Mullins told the county school board Tuesday that while positive test results and resulting quarantines among students are still a weekly occurrence, those instances have been on a decline in recent weeks.
Mullins said the division has been able to staff schools and bus runs through the first full school year of the pandemic, and he credited that to employees and faculty as they have maintained mitigation procedures including frequent cleaning of school facilities and social distancing.
“We will continue with mitigation procedures,” Mullins said, adding that Pfizer’s Oct. 7 request for emergency approval of its two-dose COVID-19 vaccine for children age 5-11 could come as soon as November.
“That could impact our quarantining since vaccinated persons do not need to quarantine,” Mullins said. “We do realize that having students in-person in classrooms is best for them.”

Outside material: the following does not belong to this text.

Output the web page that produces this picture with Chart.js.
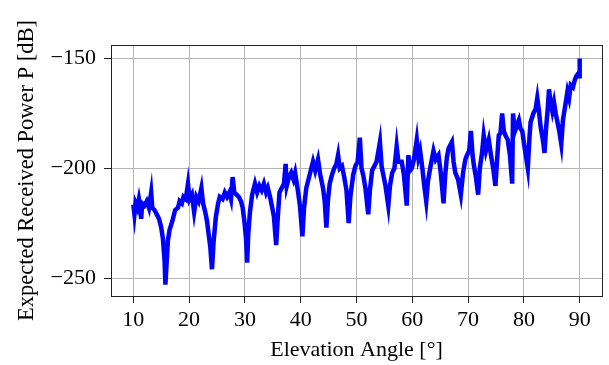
<!DOCTYPE html>
<html>
<head>
<meta charset="utf-8">
<script src="https://cdn.jsdelivr.net/npm/chart.js@4"></script>
<style>
  html, body { margin: 0; padding: 0; background: #fff; }
  #wrap { width: 609px; height: 365px; }
</style>
</head>
<body>
<div id="wrap"><canvas id="powerChart" width="609" height="365"></canvas></div>
<script>
// Elevation angle [deg] and expected received power [dB]
const angles = [
  10.0, 10.2, 10.4, 10.7, 11.0, 11.2, 11.4, 11.6, 12.0, 12.4, 12.8, 13.2, 13.4, 13.8, 14.2, 14.6,
  15.0, 15.3, 15.6, 15.75, 15.95, 16.2, 16.5, 17.0, 17.5, 18.0, 18.3, 18.7, 19.0, 19.4, 19.8,
  20.1, 20.5, 20.9, 21.3, 21.7, 22.2, 22.5, 22.9, 23.2, 23.5, 23.8, 24.1, 24.4, 24.8,
  25.2, 25.5, 26.0, 26.4, 26.8, 27.2, 27.5, 27.8, 28.1, 28.5, 28.9, 29.3, 29.6, 29.9,
  30.2, 30.4, 30.6, 30.9, 31.3, 31.8, 32.2, 32.6, 33.0, 33.4, 33.8, 34.1, 34.5, 34.9,
  35.2, 35.6, 35.9, 36.2, 36.6, 37.0, 37.3, 37.5, 37.9, 38.3, 38.7, 39.0, 39.3, 39.6, 39.9,
  40.3, 40.6, 41.0, 41.3, 41.8, 42.2, 42.6, 43.1, 43.5, 44.0, 44.3, 44.6, 44.9,
  45.2, 45.6, 46.0, 46.4, 46.7, 47.0, 47.4, 47.8, 48.2, 48.6, 48.9, 49.4, 49.8,
  50.2, 50.6, 50.9, 51.2, 51.6, 52.1, 52.4, 52.8, 53.2, 53.6, 54.2, 54.5, 54.8,
  55.2, 55.7, 56.0, 56.4, 56.8, 57.2, 57.5, 58.1, 58.5, 59.0, 59.3, 59.6, 59.9,
  60.3, 60.8, 61.1, 61.4, 61.8, 62.1, 62.5, 62.8, 63.2, 63.8, 64.2, 64.7,
  65.1, 65.6, 65.9, 66.2, 66.5, 67.1, 67.4, 67.7, 68.2, 68.7, 69.1, 69.5, 69.8,
  70.2, 70.5, 70.8, 71.0, 71.4, 71.8, 72.1, 72.5, 72.8, 73.2, 73.7, 74.1, 74.5, 74.9,
  75.2, 75.5, 75.8, 76.1, 76.4, 76.7, 77.1, 77.5, 77.9, 78.05, 78.4, 78.8, 79.1, 79.4, 79.7,
  80.1, 80.4, 80.7, 81.0, 81.2, 81.7, 82.1, 82.4, 82.7, 83.0, 83.4, 83.7, 84.0, 84.3, 84.5, 84.8,
  85.1, 85.4, 85.7, 86.1, 86.4, 86.7, 87.0, 87.5, 87.8, 88.1, 88.4, 88.8, 89.1, 89.4, 89.7, 89.9, 90.0
];
const power = [
  -216.5, -221, -216, -218, -214, -217, -223, -216, -217, -215, -218, -211, -218, -219, -221, -223,
  -227, -232, -242, -253, -244, -233, -228, -224, -219, -218, -215, -216, -213, -214, -207,
  -214, -212, -220, -213, -215, -209, -216, -220, -224, -230, -236, -246, -233, -222,
  -216, -213, -214, -211, -213, -211, -214, -204, -211, -212, -213, -215, -218, -224,
  -232, -243, -230, -220, -212, -207, -211, -208, -210, -207, -211, -209, -213, -218,
  -222, -235, -222, -211, -209, -207, -198, -208, -204, -202, -205, -202, -207, -212, -218,
  -231, -218, -209, -206, -201, -197, -201, -196, -203, -209, -215, -227, -214,
  -207, -203, -200, -198, -194, -200, -199, -204, -210, -225, -213, -203, -199,
  -197, -186, -200, -203, -209, -221, -210, -201, -199, -197, -188, -199, -203,
  -208, -217, -208, -202, -200, -190, -197, -197, -203, -217, -194, -201, -200,
  -196, -187, -195, -192, -200, -207, -215, -206, -200, -192, -196, -194,
  -202, -216, -203, -195, -191, -188, -197, -202, -205, -212, -202, -196, -194,
  -192, -183, -194, -198, -204, -212, -200, -193, -185, -192, -187, -194, -200, -208,
  -196, -185, -184, -175, -183, -185, -187, -194, -207, -175, -183, -180, -178, -182, -183,
  -190, -195, -200, -186, -179, -175, -173, -168, -174, -181, -187, -193, -181, -172, -164, -170,
  -174, -170, -175, -180, -184, -189, -178, -170, -165, -168, -162, -163, -160, -158, -157, -158, -150
];
const xTicks = [10, 20, 30, 40, 50, 60, 70, 80, 90];
const yTicks = [-250, -200, -150];

const serif = 'Liberation Serif, Times New Roman, serif';

// Box round the plot area (top and right edges too)
const frame = {
  id: 'frame',
  afterDraw(chart) {
    const { ctx, chartArea: a } = chart;
    ctx.save();
    ctx.strokeStyle = '#222';
    ctx.lineWidth = 1;
    ctx.strokeRect(Math.round(a.left) + 0.5, Math.round(a.top) + 0.5,
      Math.round(a.right - a.left), Math.round(a.bottom - a.top));
    ctx.restore();
  }
};

function renderChart() {
  const ctx = document.getElementById('powerChart').getContext('2d');
  const points = angles.map((a, i) => ({ x: a, y: power[i] }));

  new Chart(ctx, {
    type: 'line',
    data: {
      datasets: [{
        data: points,
        borderColor: '#0000ff',
        borderWidth: 4.5,
        borderJoinStyle: 'miter',
        pointRadius: 0,
        tension: 0,
        fill: false
      }]
    },
    options: {
      responsive: false,
      animation: false,
      layout: { padding: { top: 45, right: 7, left: 0, bottom: 0 } },
      plugins: { legend: { display: false }, tooltip: { enabled: false } },
      scales: {
        x: {
          type: 'linear',
          min: 6,
          max: 94,
          afterBuildTicks: (scale) => { scale.ticks = xTicks.map(v => ({ value: v })); },
          afterFit: (scale) => { scale.height = 69; },
          grid: { color: '#b5b5b5', tickColor: '#222', tickLength: 7 },
          border: { display: false },
          ticks: {
            color: '#000',
            font: { family: serif, size: 22 },
            padding: 4,
            maxRotation: 0
          },
          title: {
            display: true,
            text: 'Elevation Angle [°]',
            color: '#000',
            font: { family: serif, size: 22 },
            padding: { top: 0, bottom: 2 }
          }
        },
        y: {
          min: -258.2,
          max: -143.8,
          afterBuildTicks: (scale) => { scale.ticks = yTicks.map(v => ({ value: v })); },
          afterFit: (scale) => { scale.width = 111; },
          grid: { color: '#b5b5b5', tickColor: '#222', tickLength: 7 },
          border: { display: false },
          ticks: {
            color: '#000',
            font: { family: serif, size: 22 },
            padding: 8,
            callback: (v) => String(v).replace('-', '\u2212')
          },
          title: {
            display: true,
            text: 'Expected Received Power P [dB]',
            color: '#000',
            font: { family: serif, size: 22.5 },
            padding: { top: 14, bottom: 0 }
          }
        }
      }
    },
    plugins: [frame]
  });
}

document.addEventListener('DOMContentLoaded', renderChart);
</script>
</body>
</html>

Wise County Education Association President Paul Clark asked the board if federal CARES Act and follow-on Elementary and Secondary School Emergency Relief funds are still available to cover teacher COVID-19-related work absences. Mullins said most of the ESSER funding has been earmarked for capital projects related to COVID-19 mitigation in buildings.
The original CARES allocations for teacher absences covered up to 10 days of COVID-19-related absences, Mullins said, and providing additional paid days for those absences would have to come out of the division budget.
School board Chairman Larry Greear said it would be good for the board to discuss the COVID-19 absence issue. Board member Donnese Kern asked Mullins to find out how many teachers have had to use days.
Mullins asked board members to consider whether they want to participate in the Virginia School Screening Testing for Assurance program. The state Departments of Health and Education coordinate the program, which provides contractor- supported rapid COVID-19 testing in cases of outbreaks at schools or school events.
Mullins said the ViSSTA program requires parental consent for students to participate, and staff also must provide consent to participate. The division would receive enough tests for about 15% of the total school enrollment.